Seguí la entrada de tensión , los dos que están en serie seguramente son fusibles , los que están del otro lado del conector de entrada donde dice TOP.

Pero segui el circuito a tester   .

Saludos !


----------



## tvillaje (Dic 18, 2010)

un amigo que lo puso en un camion,,

no pueden ser fusibles y si lo son dan continuidad..

ademas la corriente llega hasta la base del diodo que se ve en la 2 foto, despuest de los ic.


----------



## tvillaje (Ene 25, 2011)

os pongo tensiones de esta cara a ver si veis algo raro??


----------



## DOSMETROS (Ene 25, 2011)

El led desde donde está alimentado ?


----------



## tvillaje (Ene 25, 2011)

DOSMETROS dijo:


> El led desde donde está alimentado ?



pues no sabria decirte creo que es en la zona despues del diodo , de todas formas te paso otra vez la foto renovada con la situacion del led y mas datos..

de todas formas me parece que ese led es enciende una vez pulsas el boton de power, o sea no es el indicatio de conectado a corriente ni bateira que son otros (miras las otras fotos)


----------



## fxx (Mar 11, 2011)

como va el tema? tengo el mismo netbook con el mismo problema y creo que es algo de la placa, tiene que tener algo en corto o similar y no deja encender el pc.


----------



## eLBARDOS (Mar 12, 2011)

Verificaria el cargador 19.0volts pregunta ¿es original el cargador??


----------



## fxx (Mar 13, 2011)

El cargador no es el original pero es uno compatible para netbooks y da 19v que compré porque el orginal se me perdió y el fallo lo tenia con el original tambien. 

Me pasa lo mismo que en las fotos, los fusibles estan bien, dan continuidad , luego hay otros que será resistencias porque me salen ohmios, asinq no tengo ni idea que puede ser. he visto por hay como arreglan una nintendo ds con el mismo problema que mi portatil soldandole dos fusibles smd a la placa y arreglandola.

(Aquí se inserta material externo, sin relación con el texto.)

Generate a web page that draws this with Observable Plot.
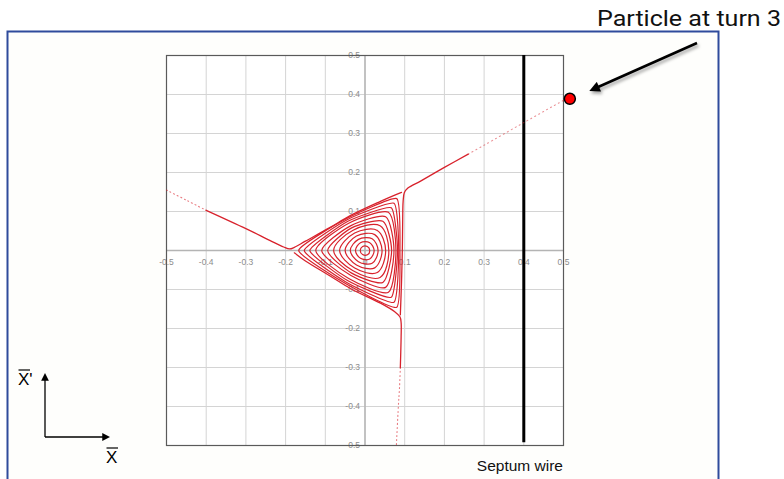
<!DOCTYPE html>
<html>
<head>
<meta charset="utf-8">
<script src="https://cdn.jsdelivr.net/npm/d3@7"></script>
<script src="https://cdn.jsdelivr.net/npm/@observablehq/plot@0.6"></script>
<style>
  html, body { margin: 0; padding: 0; background: #ffffff; overflow: hidden; }
  #wrap { position: relative; width: 784px; height: 479px; overflow: hidden; }
  #deco, #chart { position: absolute; left: 0; top: 0; }
  #chart svg { overflow: visible; }
</style>
</head>
<body>
<div id="wrap">
  <svg id="deco" width="784" height="479" xmlns="http://www.w3.org/2000/svg">
    <defs>
      <marker id="bigHead" viewBox="0 0 10 10" refX="2" refY="5" markerWidth="5" markerHeight="4.2" orient="auto" markerUnits="strokeWidth">
        <path d="M0,0 L10,5 L0,10 Z" fill="#000"/>
      </marker>
      <marker id="smallHead" viewBox="0 0 10 10" refX="1" refY="5" markerWidth="6" markerHeight="6" orient="auto" markerUnits="strokeWidth">
        <path d="M0,0 L10,5 L0,10 Z" fill="#000"/>
      </marker>
      <filter id="shadow" x="-20%" y="-50%" width="140%" height="200%">
        <feDropShadow dx="1.5" dy="2.5" stdDeviation="1.5" flood-color="#000" flood-opacity="0.35"/>
      </filter>
    </defs>
    <rect x="7.5" y="31.5" width="711" height="470" fill="#fefefc" stroke="#2f4b9c" stroke-width="2"/>
    <text x="597" y="26" font-family="Roboto, 'Liberation Sans', sans-serif" font-size="22" fill="#111" textLength="184" lengthAdjust="spacingAndGlyphs">Particle at turn 3</text>
    <line x1="697" y1="43" x2="597" y2="87.5" stroke="#000" stroke-width="2.5" marker-end="url(#bigHead)" filter="url(#shadow)"/>
    <!-- coordinate-system sketch -->
    <line x1="45" y1="437" x2="45" y2="380" stroke="#000" stroke-width="1.3" marker-end="url(#smallHead)"/>
    <line x1="45" y1="437" x2="103" y2="437" stroke="#000" stroke-width="1.3" marker-end="url(#smallHead)"/>
    <text x="18" y="385" font-family="'Liberation Sans', Arial, sans-serif" font-size="17" fill="#000">X'</text>
    <line x1="18.5" y1="370" x2="30" y2="370" stroke="#000" stroke-width="1.2"/>
    <text x="106" y="463" font-family="'Liberation Sans', Arial, sans-serif" font-size="17" fill="#000">X</text>
    <line x1="106.5" y1="448" x2="118" y2="448" stroke="#000" stroke-width="1.2"/>
    <text x="563" y="471" text-anchor="end" font-family="'Liberation Sans', Arial, sans-serif" font-size="15.5" fill="#111">Septum wire</text>
  </svg>
  <div id="chart"></div>
</div>
<script>
// ---- axis ticks ----
const gridTicks = [-0.5, -0.4, -0.3, -0.2, -0.1, 0, 0.1, 0.2, 0.3, 0.4, 0.5];
const xTickValues = [-0.5, -0.4, -0.3, -0.2, -0.1, 0, 0.1, 0.2, 0.3, 0.4, 0.5];
const xTickLabels = ["-0.5", "-0.4", "-0.3", "-0.2", "-0.1", "0", "0.1", "0.2", "0.3", "0.4", "0.5"];
const yTickValues = [0.5, 0.4, 0.3, 0.2, 0.1, -0.1, -0.2, -0.3, -0.4, -0.5];
const yTickLabels = ["0.5", "0.4", "0.3", "0.2", "0.1", "-0.1", "-0.2", "-0.3", "-0.4", "-0.5"];

// ---- septum wire position ----
const septumX = [0.4];

// ---- particle at turn 3 ----
const particle = [{x: 0.516, y: 0.389}];

// ---- stable closed orbits (x, x') ----
const orbit01 = [[0.012,0],[0.006,0.010],[-0.006,0.0104],[-0.012,0],[-0.006,-0.0104],[0.006,-0.011]];
const orbit02 = [[0.023,0],[0.012,0.020],[-0.0115,0.020],[-0.024,0],[-0.0115,-0.020],[0.012,-0.022]];
const orbit03 = [[0.033,0],[0.018,0.030],[-0.0165,0.0286],[-0.037,0],[-0.0165,-0.0286],[0.018,-0.0328]];
const orbit04 = [[0.043,0],[0.0245,0.0407],[-0.0215,0.0372],[-0.050,0],[-0.0215,-0.0372],[0.0245,-0.0445]];
const orbit05 = [[0.052,0],[0.031,0.0515],[-0.026,0.045],[-0.064,0],[-0.026,-0.045],[0.031,-0.0564]];
const orbit06 = [[0.060,0],[0.038,0.0632],[-0.030,0.052],[-0.079,0],[-0.030,-0.052],[0.038,-0.0691]];
const orbit07 = [[0.067,0],[0.045,0.0748],[-0.0335,0.058],[-0.094,0],[-0.0335,-0.058],[0.045,-0.0818]];
const orbit08 = [[0.073,0],[0.052,0.0865],[-0.0365,0.0632],[-0.109,0],[-0.0365,-0.0632],[0.052,-0.0946]];
const orbit09 = [[0.078,0],[0.059,0.0981],[-0.041,0.070],[-0.124,0],[-0.041,-0.072],[0.059,-0.1073]];
const orbit10 = [[0.082,0],[0.066,0.1097],[-0.043,0.075],[-0.139,0],[-0.044,-0.077],[0.066,-0.120]];
const orbit11 = [[0.085,0],[0.073,0.1213],[-0.045,0.079],[-0.153,0],[-0.046,-0.082],[0.073,-0.1327]];
const orbit12 = [[0.088,0],[0.080,0.133],[-0.046,0.082],[-0.167,0],[-0.047,-0.086],[0.080,-0.1455]];

// ---- separatrices and escaping arms ----
const sepLeftUpper = [[-0.40,0.103],[-0.30,0.056],[-0.24,0.026],[-0.205,0.009],[-0.19,0.004],[-0.178,0.008],[-0.15,0.024],[-0.09,0.058],[-0.036,0.090],[0.039,0.126],[0.075,0.142],[0.092,0.149]];
const sepRightUpper = [[0.089,-0.165],[0.092,-0.08],[0.094,0.0],[0.095,0.08],[0.096,0.125],[0.099,0.148],[0.108,0.160],[0.14,0.178],[0.2,0.213],[0.26,0.247]];
const sepLowerDown = [[-0.178,-0.006],[-0.15,-0.027],[-0.09,-0.064],[-0.036,-0.098],[0.039,-0.135],[0.075,-0.157],[0.088,-0.170],[0.091,-0.185],[0.091,-0.22],[0.089,-0.30]];
const tailLeft = [[-0.5,0.155],[-0.45,0.129],[-0.40,0.103]];
const tailUpperRight = [[0.26,0.247],[0.3,0.27],[0.4,0.328],[0.5,0.385]];
const tailDown = [[0.089,-0.30],[0.087,-0.35],[0.084,-0.40],[0.079,-0.5]];

const orbitGroups = [orbit01, orbit02, orbit03, orbit04, orbit05, orbit06, orbit07, orbit08, orbit09, orbit10, orbit11, orbit12];
const orbitRows = orbitGroups.flatMap((pts, i) => pts.map(([x, y]) => ({orbit: i + 1, x, y})));

const red = "#d8222c";
const px = d => d[0], py = d => d[1];

const chart = Plot.plot({
  width: 784,
  height: 479,
  marginLeft: 166,
  marginRight: 221,
  marginTop: 55,
  marginBottom: 34,
  x: {domain: [-0.5, 0.5], axis: null},
  y: {domain: [-0.5, 0.5], axis: null},
  style: {background: "transparent", overflow: "visible"},
  marks: [
    Plot.frame({fill: "white", stroke: "none"}),
    Plot.ruleX(gridTicks, {stroke: "#d4d4d4", strokeWidth: 1}),
    Plot.ruleY(gridTicks, {stroke: "#d4d4d4", strokeWidth: 1}),
    Plot.ruleX([0], {stroke: "#b4b4b4", strokeWidth: 1.5}),
    Plot.ruleY([0], {stroke: "#b4b4b4", strokeWidth: 1.5}),
    Plot.text(xTickValues, {x: d => d, y: 0, text: (d, i) => xTickLabels[i], dy: 12, fontSize: 8.5, fill: "#8c8c8c", fontFamily: "Liberation Sans, Arial, sans-serif"}),
    Plot.text(yTickValues, {x: 0, y: d => d, text: (d, i) => yTickLabels[i], dx: -5, textAnchor: "end", fontSize: 8.5, fill: "#8c8c8c", fontFamily: "Liberation Sans, Arial, sans-serif"}),
    Plot.frame({stroke: "#5a5a5a", strokeWidth: 1.2}),
    Plot.ruleX(septumX, {y1: -0.493, y2: 0.5, stroke: "#000", strokeWidth: 3}),
    Plot.line(orbitRows.filter(d => d.orbit <= 6), {x: "x", y: "y", z: "orbit", curve: "catmull-rom-closed", stroke: red, strokeWidth: 1.2}),
    Plot.line(orbitRows.filter(d => d.orbit >= 7 && d.orbit <= 9), {x: "x", y: "y", z: "orbit", curve: "cardinal-closed", tension: 0.3, stroke: red, strokeWidth: 1.2}),
    Plot.line(orbitRows.filter(d => d.orbit >= 10), {x: "x", y: "y", z: "orbit", curve: "cardinal-closed", tension: 0.55, stroke: red, strokeWidth: 1.2}),
    Plot.line(sepLeftUpper, {x: px, y: py, curve: "catmull-rom", stroke: red, strokeWidth: 1.3}),
    Plot.line(sepRightUpper, {x: px, y: py, curve: "catmull-rom", stroke: red, strokeWidth: 1.3}),
    Plot.line(sepLowerDown, {x: px, y: py, curve: "catmull-rom", stroke: red, strokeWidth: 1.3}),
    Plot.line(tailLeft, {x: px, y: py, curve: "catmull-rom", stroke: red, strokeWidth: 1.1, strokeOpacity: 0.6, strokeDasharray: "1,3", strokeLinecap: "round"}),
    Plot.line(tailUpperRight, {x: px, y: py, curve: "catmull-rom", stroke: red, strokeWidth: 1.1, strokeOpacity: 0.5, strokeDasharray: "1,3.5", strokeLinecap: "round"}),
    Plot.line(tailDown, {x: px, y: py, curve: "catmull-rom", stroke: red, strokeWidth: 1.1, strokeOpacity: 0.6, strokeDasharray: "1,3", strokeLinecap: "round"}),
    Plot.dot(particle, {x: "x", y: "y", r: 5.5, fill: "#ff0000", stroke: "#000", strokeWidth: 1.5})
  ]
});
document.getElementById("chart").appendChild(chart);
</script>
</body>
</html>
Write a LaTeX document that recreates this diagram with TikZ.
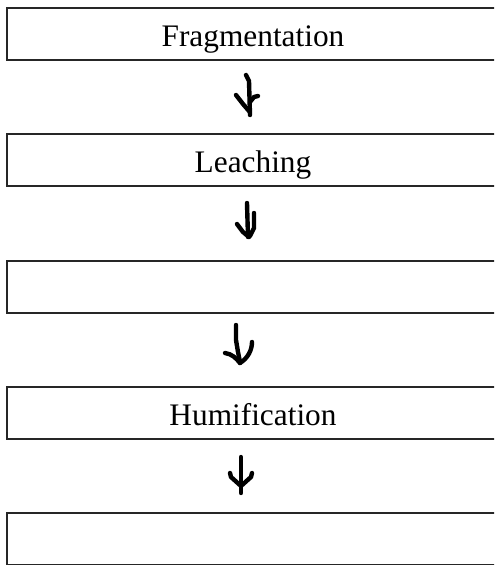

Tambien he visto alguna que otra web donde explican que las placas base de los portatiles son reparables el 90%, imagino que será porque vienen preparadas con circuiteria de protección antes de llegar a tocar procesador y cosas mas jodidas.

Agradezco cualquier ayuda,gracias
Un saludo


----------



## fxx (Mar 16, 2011)

Nadie sabe nada??


----------



## bombu29 (Mar 19, 2011)

si no me equivoco el cargador de esa netbook es de 12v osea que metiste el doble de tension


----------



## fxx (Mar 19, 2011)

pues ya me has causado la duda....voy a comprobarlo joder, di por hecho que era de 19v por el comienzo d este post... 

Gracias por la respuesta algunas veces la solucion puede ser la mas sencilla... jeje

Un saludo.


----------



## castellon (Jun 5, 2011)

el problema esta en el regulador de voltaje que se encuentra por los puerto usb


----------



## Scooter (Jun 5, 2011)

El 1001 no lo se, pero el 901 si que se alimenta a 12V y ambos usan la misma batería así que seguramente irá a 12V.


----------



## tvillaje (Jun 13, 2011)

ya he visto y revisado todo y cambiado cosa y no hay forma de dar con la solucion
lo doy por imposible...

ahora tengo otro a ver si este le reparamos..

gracias a todos


----------



## cordobasx (Dic 16, 2012)

estos son los esquemas
http://ebookbrowse.com/asus-eeepc-1000he-schematic-diagrams-pdf-d285853856


----------